I sharpen my knives on a grinder that uses 2" x 72" belts. For that kind of aburdly sharp edge, I grinder sharpen a Moran edge (basically an appleseed profile vs a "v" bevel that a lansky creates) using a 600 grit belt, then hand hone with 800-1200 grit papers. You do this by mounting the paper on a mousepad. The "give" the mousepad offers helps the paper follow the moran edge. When its razor sharp, I then strop using a mounted leather "stick" strop until the edge is almost a mirror polish.
This kind of absurd surgical edge is fun but not as practical. A good old convex moran edge is, IMHO, the best edge profile out there if maintained correctly. This image demonstrates why:
As you can see, maintaining a convex edge means you take material off the whole blade surface as you sharpen, so it will always cut with the same ability. With a lansky, after a few sharpenings, the cutting bevel is still the same angle but the "meat" behind it gets thicker with each sharpening.

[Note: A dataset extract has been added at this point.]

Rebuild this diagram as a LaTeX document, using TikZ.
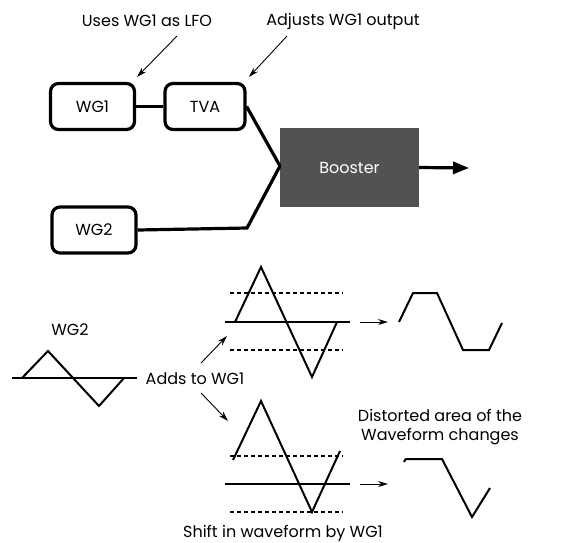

In addition, the convex edge will "slip" through materials easier than the V profile. This comes into play most often in heavy chopping when you need to tread a fine line between a thin blade that wants to deform under heavy stress and a thick, strong blade that must force the wood apart more and results in less cutting ability.
ABS cutting competitions try to force makers to have the best of all worlds by having different tests in sucession. First fine cutting like paper tube slicing (sharpness), then timed 2X4 chopping (edge strength, proper heat treating), then rope cutting (edge geometry)....at the end, any deformations of the edge, chipping or even dulling of the knife are automatic disqualifications.